Outlook of the green ship industry




  The market related to LNG-powered ships is estimated to be worth KRW17.95 trillion in 2025. The Ministry of Trade, Industry and Energy decided to support the LNG-powered ship industry, and planned accordingly to build LNG bunkering infrastructures while making efforts to enact laws related to land and marine facilities. Above all, since Korea holds a dominant position in the large-scale LNG-powered ship technology, with proactive institutional assistance, the green ship sector is highly expected to grow as a driving force of the national shipbuilding industry in the future. According to chief manager Chang, Korea is the only one country capable of developing and building large-size LNG powered ships because the U.S. has no plan to develop LNG-powered ships, Japan is limited to standard ships, and Europe has been more focused on small-size ships like ferry boats, than on large ships.
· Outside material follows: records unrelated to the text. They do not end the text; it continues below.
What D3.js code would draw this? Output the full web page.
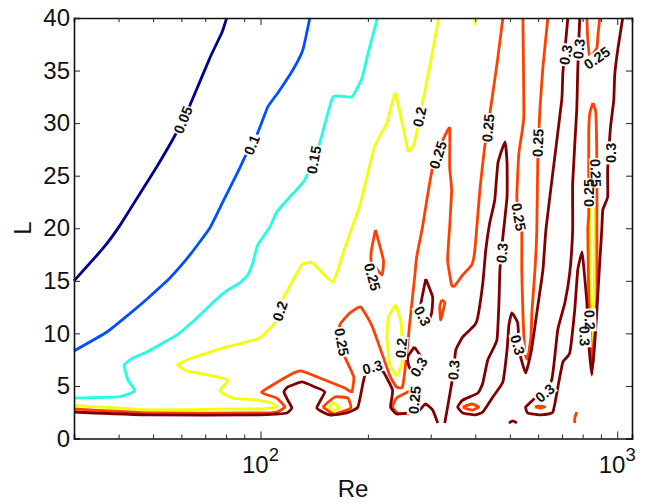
<!DOCTYPE html>
<html>
<head>
<meta charset="utf-8">
<script src="https://cdn.jsdelivr.net/npm/d3@7"></script>
<style>
  body { margin: 0; background: #fff; }
  text { font-family: "Liberation Sans", Arial, sans-serif; fill: #111; }
</style>
</head>
<body>
<div id="chart"></div>
<script>
// contour levels and their line colours
const levels = [0.05, 0.1, 0.15, 0.2, 0.25, 0.3];
const levelColors = ["#00008f", "#0050ff", "#20ffdf", "#f2ff0a", "#ff4000", "#800000"];

// every contour is a list of [Re, L]
const contour005 = [
  [[30,15],[36.2,18.1],[40.4,20.3],[46.5,23.6],[51.5,26],[57.5,28.8],[63.4,31.7],[72.1,36.2],[77.9,38.6],[80.4,40]]
];
const contour010 = [
  [[30,8.33],[37.1,10.13],[43.6,12.04],[48.4,13.37],[55.7,15.27],[63.4,17.46],[72.1,20.03],[78.4,22.5],[87.5,25.74],[90.4,26.78],[98.2,29.07],[104.8,31.54],[111.8,32.87],[123.2,35.06],[131.4,36.96],[137.5,40]]
];
const contour015 = [
  [[30,3.85],[39.9,3.95],[44.4,4.52],[42.5,5.57],[41.45,6.99],[43.85,7.66],[48,8.23],[58.3,9.85],[66.3,11.47],[75.4,13.27],[81,14.13],[87.5,14.8],[92.1,15.56],[95.1,16.7],[98.2,18.41],[106.2,20.12],[111,21.55],[120.8,22.98],[133.1,24.6],[146.6,28.12],[159.5,32.49],[180.3,32.49],[192.5,34.3],[202,37.16],[212.7,40]]
];
const contour020 = [
  [[30,3.14],[39.6,2.9],[50,2.71],[83.6,2.81],[100.8,2.81],[111,3],[107.6,3.38],[97.6,3.66],[83.6,3.85],[76.9,4.52],[81,5.57],[68.9,6.14],[62.2,6.42],[58.6,6.99],[62.2,7.47],[80.4,8.71],[89.2,9.09],[99.5,9.56],[109.7,10.99],[115.5,13.27],[130.6,16.51],[140.2,16.7],[159.5,14.89],[172.3,18.13],[190,22.22],[208.7,27.74],[226,30.02],[239,32.78],[259,27.45],[269,27.93],[276,29.64],[284.5,31.92],[298,35.35],[316,40]],
  [[155.4,3],[160.5,3.38],[166.8,2.9],[160.5,2.62],[155.4,3]],
  [[239,12.7],[248,10.99],[249,8.9],[249.6,7.18],[240.6,5.95],[230,7.18],[226,9.66],[228.5,11.56],[239,12.7]],
  [[399,40],[399,39.3]],
  [[838,21.93],[838,17.93],[843,13.18],[849,8.42],[860,13.18],[865,17.93],[865,21.93],[838,21.93]]
];
const contour025 = [
  [[30,2.81],[49,2.43],[99.5,2.43],[111,2.52],[117,3],[111,3.85],[100.8,4.42],[120.8,6.04],[130.6,6.42],[156.4,5.38],[172.3,4.8],[180.3,4.42],[182.6,5.85],[172.3,7.75],[166.8,9.18],[166.8,10.8],[178,11.94],[191,12.51],[206,10.61],[230,6.04],[240.6,4.9],[250,4.9],[256,7.47],[262,10.99],[270,15.08],[274,17.27],[284.5,20.12],[293.5,22.98],[303.8,25.83],[314,26.97],[324.5,28.4],[339,29.54],[339,25.83],[343.4,23.64],[339,20.12],[334.5,16.98],[343.4,14.6],[350,14.51],[369,15.56],[391,16.51],[399,17.93],[412,23.64],[425,27.74],[433.5,29.54],[448,32.87],[463,36.3],[478,40]],
  [[544,40],[547,30.59],[530,27.16],[523,22.98],[530,21.08],[540,19.55],[540,16.03],[544,11.94],[551,8.14],[561,7.56],[573,9.66],[577,12.23],[588,16.03],[595,19.84],[599,26.78],[607,31.26],[619,35.35],[639,40]],
  [[822,40],[827,37.92],[838,36.3],[877,37.16],[883,38.39],[893,40]],
  [[855,31.92],[838,30.97],[832,29.07],[832,21.46],[827,19.84],[832,13.46],[849,7.75],[855,7.28],[877,13.46],[877,19.84],[877,25.83],[871,30.97],[855,31.92]],
  [[149.5,3],[161.5,3.95],[175.7,3.85],[179,2.9],[161.5,2.33],[156.4,2.52],[149.5,3]],
  [[262,4.52],[240.6,3.85],[234.5,3],[242,2.43],[262,2.33]],
  [[210,19.84],[204.6,17.93],[204.6,16.79],[219,15.56],[221,16.98],[210,19.84]],
  [[322,13.18],[328.5,12.89],[320,11.28],[318,12.51],[322,13.18]],
  [[369,3],[391,3.28],[409,3],[394,2.71],[379,2.81],[369,3]],
  [[588,3],[607,3.09],[627,3],[607,2.9],[588,3]],
  [[770,2.52],[760,1.95],[760,1.47]]
];
const contour030 = [
  [[30,2.52],[49,2.24],[99.5,2.24],[111,2.33],[118.5,2.43],[122.4,2.9],[119.2,3.66],[116.3,4.42],[119.2,4.9],[130.6,5.38],[142,4.9],[151.4,4.42],[143.8,2.9],[156.4,2.24],[174.5,2.43],[187.5,3],[193.8,5.28],[198,6.33],[218.8,6.52],[234.5,4.61],[231.5,3],[240.6,2.33],[262,2.43],[279,2.71],[290,3.28],[303.8,2.71],[314,1.47]],
  [[328.5,1.47],[341,4.61],[348,6.52],[352.7,8.42],[369,9.66],[399,10.8],[406.6,11.56],[420,14.8],[428,17.93],[439,20.5],[453.6,22.69],[463,26.21],[484.5,28.21],[491,26.21],[491,22.98],[478,19.17],[469,16.03],[466,12.89],[460,9.37],[433.5,7.47],[420,5.28],[407,4.33],[369,3.66],[357,3],[369,2.43],[399,2.24],[420,2.52],[448,3.95],[478,5.38],[491,8.42],[497,10.8],[506.5,11.94],[526,10.99],[533,8.14],[554,6.23],[575,8.42],[595,11.94],[619,16.03],[631,19.84],[656,24.6],[699,32.2],[704,34.78],[727,40]],
  [[785,40],[775,35.06],[770,31.26],[750,24.31],[750,19.84],[736,15.75],[713,12.89],[681,10.32],[655,5.57],[588,3.85],[554,3],[561,2.43],[607,2.24],[660,2.52],[685,5.28],[704,7.28],[736,8.14],[760,12.23],[775,16.03],[797,17.75],[807,16.03],[822,12.89],[832,9.09],[849,6.04],[865,9.09],[877,12.23],[893,16.7],[905,19.84],[911,21.74],[940,22.98],[940,25.55],[953,28.69],[959,29.83],[978,32.21],[984,34.59],[1003,36.96],[1036,40]],
  [[290.6,15.18],[303.8,13.46],[301.8,11.94],[292.5,10.8],[279,11.28],[281,12.7],[290.6,15.18]],
  [[270,8.71],[283,7.66],[284.5,6.71],[267,6.23],[260,6.99],[258.5,7.75],[270,8.71]],
  [[497,1.47],[510,1.67],[523,1.47]]
];
const contours = [contour005, contour010, contour015, contour020, contour025, contour030];

// clabel text, where it sits and how it is turned
const labelText = ["0.05","0.1","0.15","0.2","0.2","0.25","0.25","0.25","0.3","0.2","0.3","0.3","0.25","0.3","0.3","0.25","0.25","0.3","0.25","0.3","0.3","0.25","0.25","0.25","0.2","0.3","0.3","0.3"];
const labelRe = [60.6,94.5,141,113.3,279,314,206,169,206,248,284.5,277.5,270,348,475,530,434,526,599,717,780,877,871,832,838,811,959,627];
const labelL = [30.3,27.93,26.5,12.13,30.6,26.97,15.37,9.18,6.8,8.61,11.66,6.8,3.66,6.52,17.65,21.08,29.54,8.9,28.12,36.49,37.06,36.2,25.26,23.36,11.28,9.75,27.17,4.33];
const labelAngle = [-68,-68,-80,-72,-78,-72,75,80,-15,-85,62,-60,-85,-85,-85,80,-85,75,-88,-80,-85,-35,88,-90,88,88,-90,-40];

// axes
const xMajor = [100, 1000];
const xMinor = [40, 50, 60, 70, 80, 90, 200, 300, 400, 500, 600, 700, 800, 900];
const yTicks = [0, 5, 10, 15, 20, 25, 30, 35, 40];

const margin = { top: 18, right: 18, bottom: 64.5, left: 74 };
const width = 650, height = 503;

const svg = d3.select("#chart").append("svg")
  .attr("width", width)
  .attr("height", height)
  .style("display", "block");

const x = d3.scaleLog().domain([30, 1100]).range([margin.left, width - margin.right]);
const y = d3.scaleLinear().domain([0, 40]).range([height - margin.bottom, margin.top]);

// high tension: corners stay sharp like the original, only slightly rounded
const line = d3.line().x(d => x(d[0])).y(d => y(d[1])).curve(d3.curveCardinal.tension(0.6));

// lines, lowest level first so the dark red ends up on top
contours.forEach((paths, i) => {
  svg.append("g").selectAll("path")
    .data(paths)
    .join("path")
    .attr("d", line)
    .attr("fill", "none")
    .attr("stroke", levelColors[i])
    .attr("stroke-width", 2.8)
    .attr("stroke-linejoin", "round");
});

const labelTransform = (d, i) => `translate(${x(labelRe[i])},${y(labelL[i])}) rotate(${labelAngle[i]})`;

// labels break the line: all the white patches go down first, then all the text,
// so that labels sitting on top of each other stay readable
svg.append("g").selectAll("rect")
  .data(labelText)
  .join("rect")
  .attr("transform", labelTransform)
  .attr("x", d => -d.length * 3.5 - 1)
  .attr("y", -6.5)
  .attr("width", d => d.length * 7 + 2)
  .attr("height", 13)
  .attr("fill", "#fff");

svg.append("g").selectAll("text")
  .data(labelText)
  .join("text")
  .attr("transform", labelTransform)
  .attr("text-anchor", "middle")
  .attr("dy", "0.36em")
  .attr("font-size", 14.5)
  .attr("font-weight", "bold")
  .text(d => d);

// box and ticks, all pointing inward
function styleAxis(g) {
  g.select(".domain").attr("stroke", "#111").attr("stroke-width", 1.6);
  g.selectAll(".tick line").attr("stroke", "#222").attr("stroke-width", 1);
}

const bottom = svg.append("g")
  .attr("transform", `translate(0,${height - margin.bottom})`)
  .call(d3.axisBottom(x).tickValues(xMajor.concat(xMinor)).tickSizeOuter(0).tickSize(-4).tickFormat(""))
  .call(styleAxis);
bottom.selectAll(".tick line").filter(d => xMajor.includes(d)).attr("y2", -7);

const top_ = svg.append("g")
  .attr("transform", `translate(0,${margin.top})`)
  .call(d3.axisTop(x).tickValues(xMajor.concat(xMinor)).tickSizeOuter(0).tickSize(-4).tickFormat(""))
  .call(styleAxis);
top_.selectAll(".tick line").filter(d => xMajor.includes(d)).attr("y2", 7);

svg.append("g")
  .attr("transform", `translate(${margin.left},0)`)
  .call(d3.axisLeft(y).tickValues(yTicks).tickSizeOuter(0).tickSize(-6).tickPadding(4).tickFormat(d3.format("d")))
  .call(styleAxis)
  .selectAll("text")
  .attr("font-size", 24)
  .style("font-family", "Liberation Sans")
  .attr("fill", "#111");

svg.append("g")
  .attr("transform", `translate(${width - margin.right},0)`)
  .call(d3.axisRight(y).tickValues(yTicks).tickSizeOuter(0).tickSize(-6).tickFormat(""))
  .call(styleAxis);

// 10^2 and 10^3 under the axis
const xLabels = svg.append("g").selectAll("text")
  .data(xMajor)
  .join("text")
  .attr("x", d => x(d))
  .attr("y", 472.7)
  .attr("text-anchor", "middle")
  .attr("font-size", 24);
xLabels.append("tspan").text("10");
xLabels.append("tspan")
  .attr("dy", -12)
  .attr("font-size", 18.5)
  .text(d => Math.round(Math.log10(d)));

svg.append("text")
  .attr("x", 353)
  .attr("y", 497)
  .attr("text-anchor", "middle")
  .attr("font-size", 24)
  .text("Re");

svg.append("text")
  .attr("transform", "translate(31,228) rotate(-90)")
  .attr("text-anchor", "middle")
  .attr("font-size", 24)
  .text("L");
</script>
</body>
</html>
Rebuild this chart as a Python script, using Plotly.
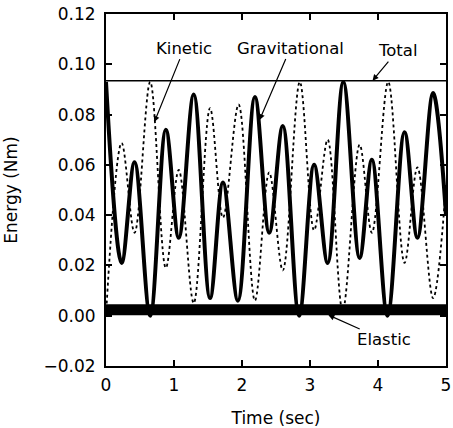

As seen, LNG-powered ships could be a chance for the Korean shipbuilding industry to kill two birds of environment and economy by one stone. 


  “If the LNG-powered system is applied to LNG carriers, not only GHG reducing, better energy efficiency but also utilizing evaporated LNG as a fuel for the propulsion of ships become possible, so we can minimize the amount of LNG discarded”.